INTERNAL AUDIT FUNCTION

Ensuring the implementation of the functions of the Investment Manager in accordance with the company's written procedures and policies or standard operating procedures (SOP).



EXTERNAL AUDIT

There is an external auditor registered with the Financial Services Authority to conduct an audit of the Investment Manager's financial statements.
Public Accountant, Public Accounting Firm and Person in Public Accounting Firm in providing services to the Investment Manager must be independent during the Audit Period and Professional Assignment Period stated in the Statement Letter and submitted by Public Accounting Firm to the Investment Manager before the Professional Assignment Period begins.



BUSINESS PLAN

Investment Manager has a Business Plan that is prepared annually in a realistic, measurable, and sustainable manner.
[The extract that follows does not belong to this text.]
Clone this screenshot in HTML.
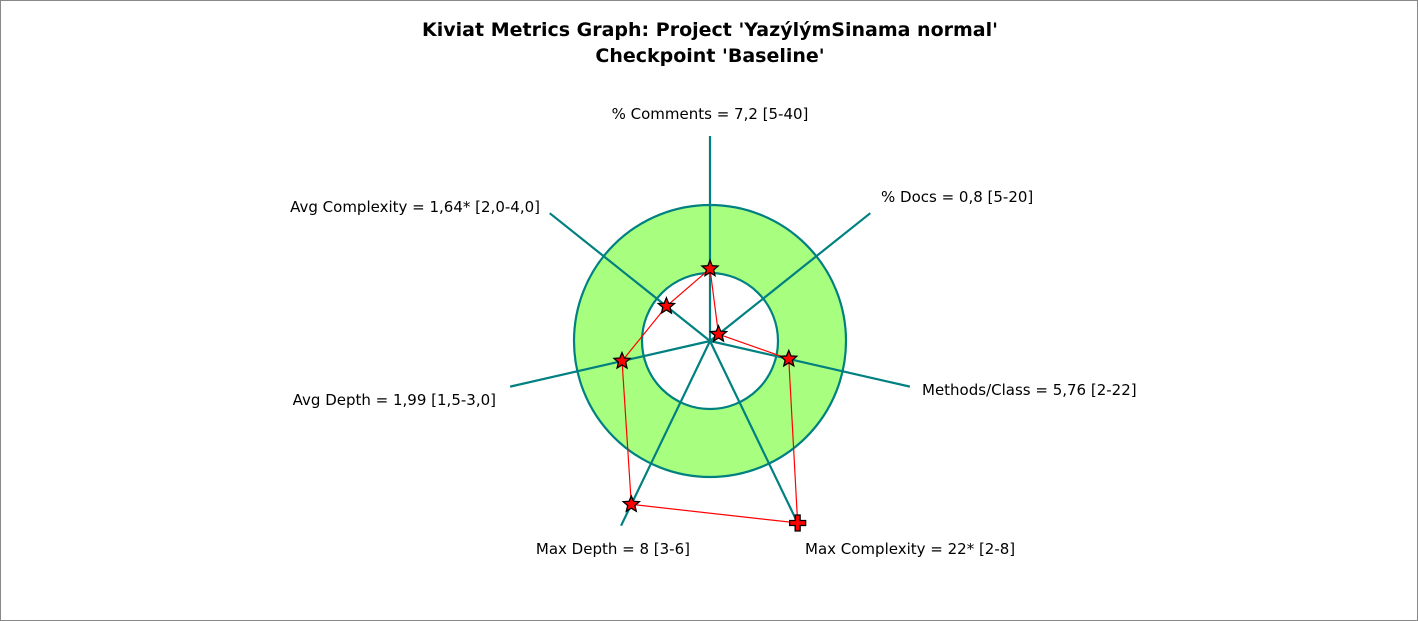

The Business Plan, including changes to the Business Plan is submitted to the Financial Services Authority in accordance with the regulation of the Financial Services Authority as well as the realization report of business plan which is presented comparatively with the business plan that had been submitted to the Financial Services Authority.



DISCLOSURE OF INFORMATION

The Fund Manager has a website that contains at least information including:

  1. General information.
  2. Information for customers.
  3. Corporate governance information.